▶ **WRITTEN INSTRUCTION**
Copy exactly the lines from the start of the material through the line with "-0.43, -0.44, -0.46, -0.47]". Pictures stay out of the copy.

▶ **DATA BLOCK**
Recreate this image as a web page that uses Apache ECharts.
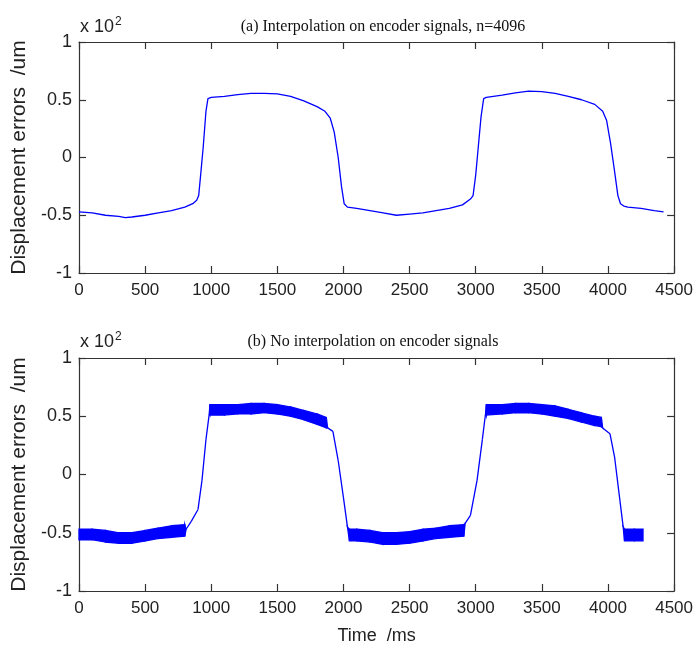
<!DOCTYPE html>
<html>
<head>
<meta charset="utf-8">
<script src="https://cdn.jsdelivr.net/npm/echarts@6/dist/echarts.min.js"></script>
<style>
  html, body { margin: 0; padding: 0; background: #fff; }
  #chartBox { width: 696px; height: 649px; }
</style>
</head>
<body>
<div id="chartBox"></div>
<script>
// (a) interpolated signal, values in units of 10^2 um
const timeA = [0, 100, 200, 300, 350, 400, 500, 600, 700, 800, 860, 890, 905, 920, 940, 960, 975, 1000,
  1100, 1200, 1300, 1400, 1500, 1600, 1700, 1800, 1860, 1900, 1930, 1960, 1985, 2005, 2030,
  2100, 2200, 2300, 2400, 2500, 2600, 2700, 2800, 2900, 2960, 2980, 3000, 3020, 3040, 3060, 3080,
  3200, 3300, 3400, 3500, 3600, 3700, 3800, 3900, 3960, 3990, 4020, 4050, 4075, 4095, 4120,
  4150, 4250, 4350, 4420]
const errA = [-0.47, -0.48, -0.50, -0.51, -0.52, -0.515, -0.50, -0.48, -0.46, -0.43, -0.40, -0.37, -0.33, -0.15, 0.10, 0.40, 0.51, 0.52,
  0.53, 0.545, 0.555, 0.555, 0.55, 0.53, 0.49, 0.44, 0.40, 0.34, 0.22, 0.0, -0.25, -0.40, -0.43,
  -0.44, -0.46, -0.48, -0.50, -0.49, -0.48, -0.46, -0.44, -0.41, -0.36, -0.33, -0.15, 0.10, 0.35, 0.51, 0.52,
  0.54, 0.56, 0.575, 0.57, 0.555, 0.53, 0.50, 0.46, 0.40, 0.32, 0.12, -0.12, -0.33, -0.40, -0.42,
  -0.43, -0.44, -0.46, -0.47]

// (b) raw signal: lower / upper edge of the noise band
const timeB = [0, 100, 200, 300, 400, 500, 600, 700, 800, 810, 850, 900, 930, 960, 985, 990,
  1100, 1200, 1300, 1400, 1500, 1600, 1700, 1800, 1870, 1880, 1920, 1960, 2000, 2030, 2045,
  2100, 2200, 2300, 2400, 2500, 2600, 2700, 2800, 2910, 2920, 2960, 3010, 3050, 3075, 3080,
  3200, 3300, 3400, 3500, 3600, 3700, 3800, 3900, 3950, 3960, 4015, 4050, 4090, 4115, 4125,
  4200, 4265]
const lowB = [-0.56, -0.56, -0.58, -0.59, -0.59, -0.57, -0.55, -0.54, -0.53, -0.47, -0.40, -0.30, -0.05, 0.30, 0.52, 0.51,
  0.51, 0.52, 0.52, 0.53, 0.52, 0.50, 0.47, 0.43, 0.40, 0.40, 0.37, 0.12, -0.20, -0.45, -0.57,
  -0.57, -0.58, -0.60, -0.60, -0.59, -0.57, -0.55, -0.54, -0.53, -0.42, -0.35, -0.05, 0.30, 0.53, 0.51,
  0.52, 0.53, 0.53, 0.52, 0.50, 0.48, 0.45, 0.42, 0.41, 0.40, 0.35, 0.15, -0.22, -0.45, -0.57,
  -0.57, -0.57]
const highB = [-0.47, -0.47, -0.48, -0.50, -0.50, -0.48, -0.46, -0.44, -0.43, -0.47, -0.40, -0.30, -0.05, 0.30, 0.52, 0.60,
  0.60, 0.60, 0.61, 0.61, 0.60, 0.58, 0.55, 0.52, 0.49, 0.40, 0.37, 0.12, -0.20, -0.45, -0.47,
  -0.47, -0.48, -0.50, -0.50, -0.49, -0.47, -0.46, -0.44, -0.43, -0.42, -0.35, -0.05, 0.30, 0.53, 0.60,
  0.60, 0.61, 0.61, 0.60, 0.59, 0.56, 0.53, 0.50, 0.49, 0.40, 0.35, 0.15, -0.22, -0.45, -0.47,
  -0.47, -0.47]

const xTicks = { min: 0, max: 4500, interval: 500 }
const yTicks = { min: -1, max: 1, interval: 0.5 }

const blue = '#0000ff'
const axisGray = '#333'
const sans = 'Liberation Sans, Arial, sans-serif'
const serif = 'Liberation Serif, Times New Roman, serif'

const chart = echarts.init(document.getElementById('chartBox'))

function xAxisFor(grid, pos, showLabel) {
  return {
    type: 'value', gridIndex: grid, position: pos,
    min: xTicks.min, max: xTicks.max, interval: xTicks.interval,
    splitLine: { show: false },
    axisLine: { show: true, onZero: false, lineStyle: { color: axisGray, width: 1.2 } },
    axisTick: { show: true, inside: true, length: 7, lineStyle: { color: axisGray, width: 1.2 } },
    axisLabel: { show: showLabel, color: '#222', fontFamily: sans, fontSize: 17, margin: 9,
      formatter: v => String(v) },
    name: grid === 1 && showLabel ? 'Time  /ms' : '',
    nameLocation: 'middle', nameGap: 36,
    nameTextStyle: { color: '#222', fontFamily: sans, fontSize: 18 }
  }
}

function yAxisFor(grid, pos, showLabel) {
  return {
    type: 'value', gridIndex: grid, position: pos,
    min: yTicks.min, max: yTicks.max, interval: yTicks.interval,
    splitLine: { show: false },
    axisLine: { show: true, onZero: false, lineStyle: { color: axisGray, width: 1.2 } },
    axisTick: { show: true, inside: true, length: 7, lineStyle: { color: axisGray, width: 1.2 } },
    axisLabel: { show: showLabel, color: '#222', fontFamily: sans, fontSize: 18, margin: 7 },
    name: showLabel ? 'Displacement errors  /um' : '',
    nameLocation: 'middle', nameGap: 47,
    nameTextStyle: { color: '#222', fontFamily: sans, fontSize: 21 }
  }
}

// noise band of plot (b): one quad per segment, placed through the axis scales
function renderBand(params, api) {
  const i = params.dataIndex
  if (i >= timeB.length - 1) return null
  const pts = [
    api.coord([timeB[i], highB[i]]),
    api.coord([timeB[i + 1], highB[i + 1]]),
    api.coord([timeB[i + 1], lowB[i + 1]]),
    api.coord([timeB[i], lowB[i]])
  ]
  return {
    type: 'polygon',
    shape: { points: pts },
    style: { fill: blue, stroke: blue, lineWidth: 1.3 }
  }
}

const options = {
  animation: false,
  backgroundColor: '#fff',
  title: [
    { text: '(a) Interpolation on encoder signals, n=4096', left: 378, top: 14, textAlign: 'center',
      textStyle: { fontFamily: serif, fontSize: 16, fontWeight: 'normal', color: '#111' } },
    { text: '(b) No interpolation on encoder signals', left: 368, top: 329, textAlign: 'center',
      textStyle: { fontFamily: serif, fontSize: 16, fontWeight: 'normal', color: '#111' } }
  ],
  graphic: [
    { type: 'text', left: 80, top: 16,
      style: { text: 'x 10{s|2}', rich: { s: { fontSize: 12, fontFamily: sans, verticalAlign: 'top', padding: [0, 0, 10, 1] } },
        font: '18px ' + sans, fill: '#222' } },
    { type: 'text', left: 80, top: 331,
      style: { text: 'x 10{s|2}', rich: { s: { fontSize: 12, fontFamily: sans, verticalAlign: 'top', padding: [0, 0, 10, 1] } },
        font: '18px ' + sans, fill: '#222' } }
  ],
  grid: [
    { left: 79, width: 597, top: 42, height: 231 },
    { left: 79, width: 597, top: 358, height: 233 }
  ],
  xAxis: [xAxisFor(0, 'bottom', true), xAxisFor(0, 'top', false), xAxisFor(1, 'bottom', true), xAxisFor(1, 'top', false)],
  yAxis: [yAxisFor(0, 'left', true), yAxisFor(0, 'right', false), yAxisFor(1, 'left', true), yAxisFor(1, 'right', false)],
  series: [
    {
      type: 'line', xAxisIndex: 0, yAxisIndex: 0, showSymbol: false,
      data: timeA.map((t, i) => [t, errA[i]]),
      lineStyle: { color: blue, width: 1.3 }
    },
    {
      type: 'custom', xAxisIndex: 2, yAxisIndex: 2,
      renderItem: renderBand,
      data: timeB.map((t, i) => [t, lowB[i], highB[i]]),
      encode: { x: 0, y: [1, 2] }
    }
  ]
}

chart.setOption(options)
</script>
</body>
</html>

▶ **ANSWER TO THE TASK**
Recreate this image as a web page that uses Apache ECharts.
<!DOCTYPE html>
<html>
<head>
<meta charset="utf-8">
<script src="https://cdn.jsdelivr.net/npm/echarts@6/dist/echarts.min.js"></script>
<style>
  html, body { margin: 0; padding: 0; background: #fff; }
  #chartBox { width: 696px; height: 649px; }
</style>
</head>
<body>
<div id="chartBox"></div>
<script>
// (a) interpolated signal, values in units of 10^2 um
const timeA = [0, 100, 200, 300, 350, 400, 500, 600, 700, 800, 860, 890, 905, 920, 940, 960, 975, 1000,
  1100, 1200, 1300, 1400, 1500, 1600, 1700, 1800, 1860, 1900, 1930, 1960, 1985, 2005, 2030,
  2100, 2200, 2300, 2400, 2500, 2600, 2700, 2800, 2900, 2960, 2980, 3000, 3020, 3040, 3060, 3080,
  3200, 3300, 3400, 3500, 3600, 3700, 3800, 3900, 3960, 3990, 4020, 4050, 4075, 4095, 4120,
  4150, 4250, 4350, 4420]
const errA = [-0.47, -0.48, -0.50, -0.51, -0.52, -0.515, -0.50, -0.48, -0.46, -0.43, -0.40, -0.37, -0.33, -0.15, 0.10, 0.40, 0.51, 0.52,
  0.53, 0.545, 0.555, 0.555, 0.55, 0.53, 0.49, 0.44, 0.40, 0.34, 0.22, 0.0, -0.25, -0.40, -0.43,
  -0.44, -0.46, -0.48, -0.50, -0.49, -0.48, -0.46, -0.44, -0.41, -0.36, -0.33, -0.15, 0.10, 0.35, 0.51, 0.52,
  0.54, 0.56, 0.575, 0.57, 0.555, 0.53, 0.50, 0.46, 0.40, 0.32, 0.12, -0.12, -0.33, -0.40, -0.42,
  -0.43, -0.44, -0.46, -0.47]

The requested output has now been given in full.